Ever wondered why we stop moving when we carefully want to listen to someone? This, scientists have found, is not just to prevent unwanted sounds generated by our own movements.
This interplay between movement and hearing also has a counterpart hidden deep in the brain.
Researchers have revealed exactly how the brain's motor cortex, which controls movement, can tweak the volume control in the auditory cortex.
Movement stimulates inhibitory neurons that, in turn, suppress the response of the auditory cortex to tones, the findings showed.
The new lab methods allowed the group to "get beyond a century's worth of very powerful but largely correlative observations, and develop a new, and really a harder, causality-driven view of how the brain works," said the study's senior author Richard Mooney, a professor at Duke University School of Medicine in the US.
The team recorded electrical activity of individual neurons in the brain's auditory cortex in mice.
Whenever the mice moved - walking, grooming, or making high-pitched squeaks - neurons in their auditory cortex were dampened in response to tones played to the animals, compared to when they were at rest.

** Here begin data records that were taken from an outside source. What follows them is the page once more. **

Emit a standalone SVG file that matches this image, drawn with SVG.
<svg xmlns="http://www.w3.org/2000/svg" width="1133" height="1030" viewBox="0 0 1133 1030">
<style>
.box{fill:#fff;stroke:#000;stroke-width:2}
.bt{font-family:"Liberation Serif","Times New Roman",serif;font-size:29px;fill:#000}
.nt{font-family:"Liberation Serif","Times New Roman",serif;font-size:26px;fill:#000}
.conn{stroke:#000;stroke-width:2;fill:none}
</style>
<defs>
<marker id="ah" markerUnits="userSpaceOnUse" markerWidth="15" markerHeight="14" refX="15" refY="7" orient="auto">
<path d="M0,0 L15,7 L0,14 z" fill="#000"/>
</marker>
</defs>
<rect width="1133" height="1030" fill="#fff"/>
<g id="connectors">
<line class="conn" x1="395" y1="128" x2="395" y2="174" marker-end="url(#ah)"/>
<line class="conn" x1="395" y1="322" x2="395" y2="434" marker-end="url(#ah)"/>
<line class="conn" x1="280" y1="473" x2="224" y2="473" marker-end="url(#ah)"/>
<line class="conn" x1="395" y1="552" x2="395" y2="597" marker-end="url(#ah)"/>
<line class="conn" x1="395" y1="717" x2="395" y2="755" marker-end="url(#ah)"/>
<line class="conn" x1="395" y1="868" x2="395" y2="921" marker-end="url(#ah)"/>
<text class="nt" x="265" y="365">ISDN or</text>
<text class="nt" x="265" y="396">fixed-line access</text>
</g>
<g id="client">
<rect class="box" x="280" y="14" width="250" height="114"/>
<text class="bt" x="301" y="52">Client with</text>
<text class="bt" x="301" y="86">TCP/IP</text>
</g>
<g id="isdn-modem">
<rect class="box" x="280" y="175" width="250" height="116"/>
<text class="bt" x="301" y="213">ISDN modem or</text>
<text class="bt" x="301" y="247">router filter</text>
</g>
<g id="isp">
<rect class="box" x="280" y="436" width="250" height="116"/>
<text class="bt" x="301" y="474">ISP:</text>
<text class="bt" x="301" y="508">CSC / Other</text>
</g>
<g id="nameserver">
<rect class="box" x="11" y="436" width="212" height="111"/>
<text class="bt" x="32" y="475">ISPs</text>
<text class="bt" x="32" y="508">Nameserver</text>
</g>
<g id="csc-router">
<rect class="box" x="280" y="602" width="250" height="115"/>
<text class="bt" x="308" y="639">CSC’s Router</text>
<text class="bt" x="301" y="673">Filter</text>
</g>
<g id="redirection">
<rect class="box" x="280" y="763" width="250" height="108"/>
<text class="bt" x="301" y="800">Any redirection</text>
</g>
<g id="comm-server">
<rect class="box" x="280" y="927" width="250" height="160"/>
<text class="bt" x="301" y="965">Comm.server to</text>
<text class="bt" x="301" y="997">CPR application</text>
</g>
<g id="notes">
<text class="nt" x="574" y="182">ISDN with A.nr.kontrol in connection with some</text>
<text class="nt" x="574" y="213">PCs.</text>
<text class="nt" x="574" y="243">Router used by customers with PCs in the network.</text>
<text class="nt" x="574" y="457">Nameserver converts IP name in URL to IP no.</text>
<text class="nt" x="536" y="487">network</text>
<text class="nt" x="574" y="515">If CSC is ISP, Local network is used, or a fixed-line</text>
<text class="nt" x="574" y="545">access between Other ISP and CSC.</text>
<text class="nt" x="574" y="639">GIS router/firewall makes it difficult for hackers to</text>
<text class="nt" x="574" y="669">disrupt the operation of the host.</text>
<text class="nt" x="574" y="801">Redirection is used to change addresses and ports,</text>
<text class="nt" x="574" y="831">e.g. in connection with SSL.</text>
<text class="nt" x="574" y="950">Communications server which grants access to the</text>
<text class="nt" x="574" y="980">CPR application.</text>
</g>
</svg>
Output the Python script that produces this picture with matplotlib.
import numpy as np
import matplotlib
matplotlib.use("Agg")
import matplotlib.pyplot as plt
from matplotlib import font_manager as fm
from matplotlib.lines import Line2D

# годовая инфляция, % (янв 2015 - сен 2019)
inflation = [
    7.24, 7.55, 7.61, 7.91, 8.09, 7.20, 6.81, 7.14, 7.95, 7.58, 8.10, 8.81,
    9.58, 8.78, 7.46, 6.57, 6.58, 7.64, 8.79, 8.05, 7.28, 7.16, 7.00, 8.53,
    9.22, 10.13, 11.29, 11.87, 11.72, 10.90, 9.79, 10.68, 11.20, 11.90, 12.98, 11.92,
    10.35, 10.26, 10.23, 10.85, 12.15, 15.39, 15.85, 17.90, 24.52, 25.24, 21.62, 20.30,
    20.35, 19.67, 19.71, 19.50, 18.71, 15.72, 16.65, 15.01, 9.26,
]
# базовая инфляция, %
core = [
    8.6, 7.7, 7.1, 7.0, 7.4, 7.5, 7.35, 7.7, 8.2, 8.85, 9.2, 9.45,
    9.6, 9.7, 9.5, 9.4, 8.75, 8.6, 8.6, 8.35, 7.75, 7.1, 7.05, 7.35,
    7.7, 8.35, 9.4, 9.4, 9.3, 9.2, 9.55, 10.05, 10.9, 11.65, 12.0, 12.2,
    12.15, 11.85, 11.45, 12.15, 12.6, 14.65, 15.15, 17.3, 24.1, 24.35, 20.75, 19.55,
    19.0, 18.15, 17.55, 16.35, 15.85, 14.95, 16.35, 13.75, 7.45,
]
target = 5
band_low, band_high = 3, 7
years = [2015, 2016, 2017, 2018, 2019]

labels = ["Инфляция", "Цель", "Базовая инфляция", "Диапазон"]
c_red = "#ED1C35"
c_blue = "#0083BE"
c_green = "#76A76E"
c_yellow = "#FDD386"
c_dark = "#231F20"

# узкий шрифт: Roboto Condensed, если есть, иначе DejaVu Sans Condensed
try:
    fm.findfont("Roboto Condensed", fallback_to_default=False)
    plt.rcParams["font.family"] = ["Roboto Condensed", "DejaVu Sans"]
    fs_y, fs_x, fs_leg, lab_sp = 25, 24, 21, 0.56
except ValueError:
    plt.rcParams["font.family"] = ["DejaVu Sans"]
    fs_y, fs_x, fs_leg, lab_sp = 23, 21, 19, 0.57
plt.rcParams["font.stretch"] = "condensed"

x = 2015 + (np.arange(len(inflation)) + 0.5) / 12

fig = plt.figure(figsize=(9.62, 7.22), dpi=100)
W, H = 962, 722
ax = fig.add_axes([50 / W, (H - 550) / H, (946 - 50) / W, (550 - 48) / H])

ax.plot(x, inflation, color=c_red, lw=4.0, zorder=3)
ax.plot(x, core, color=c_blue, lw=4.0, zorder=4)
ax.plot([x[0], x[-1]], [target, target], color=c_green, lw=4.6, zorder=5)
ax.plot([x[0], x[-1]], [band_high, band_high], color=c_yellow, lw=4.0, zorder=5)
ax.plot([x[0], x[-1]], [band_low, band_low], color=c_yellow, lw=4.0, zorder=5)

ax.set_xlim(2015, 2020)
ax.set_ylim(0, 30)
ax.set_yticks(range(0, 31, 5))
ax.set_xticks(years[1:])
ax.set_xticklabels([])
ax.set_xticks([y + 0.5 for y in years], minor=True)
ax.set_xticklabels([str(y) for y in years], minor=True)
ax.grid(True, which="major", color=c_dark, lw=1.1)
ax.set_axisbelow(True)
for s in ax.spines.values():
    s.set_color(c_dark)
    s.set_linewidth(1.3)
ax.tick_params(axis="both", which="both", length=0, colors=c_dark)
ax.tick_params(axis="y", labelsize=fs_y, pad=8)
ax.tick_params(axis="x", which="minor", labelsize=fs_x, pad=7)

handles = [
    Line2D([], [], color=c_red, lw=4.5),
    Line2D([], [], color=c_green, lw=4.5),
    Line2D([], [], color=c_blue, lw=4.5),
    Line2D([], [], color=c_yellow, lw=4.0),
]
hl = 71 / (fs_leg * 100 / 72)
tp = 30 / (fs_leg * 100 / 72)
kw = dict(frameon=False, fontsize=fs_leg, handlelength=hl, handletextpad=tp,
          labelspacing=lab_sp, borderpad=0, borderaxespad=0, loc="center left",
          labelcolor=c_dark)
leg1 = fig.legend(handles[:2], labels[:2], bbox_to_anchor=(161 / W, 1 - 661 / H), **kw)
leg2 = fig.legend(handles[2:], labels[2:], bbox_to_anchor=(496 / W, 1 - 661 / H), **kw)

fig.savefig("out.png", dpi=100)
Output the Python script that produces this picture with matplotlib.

To find out whether movement was directly influencing the auditory cortex, researchers conducted a series of experiments in awake animals using optogenetics, a powerful method that uses light to control the activity of select populations of neurons that have been genetically sensitised to light.
The findings contribute to the basic knowledge of how communication between the brain's motor and auditory cortexes might affect hearing during speech or musical performance.
Disruptions to the same circuitry may give rise to auditory hallucinations in people with schizophrenia.
The study appeared in the journal Nature.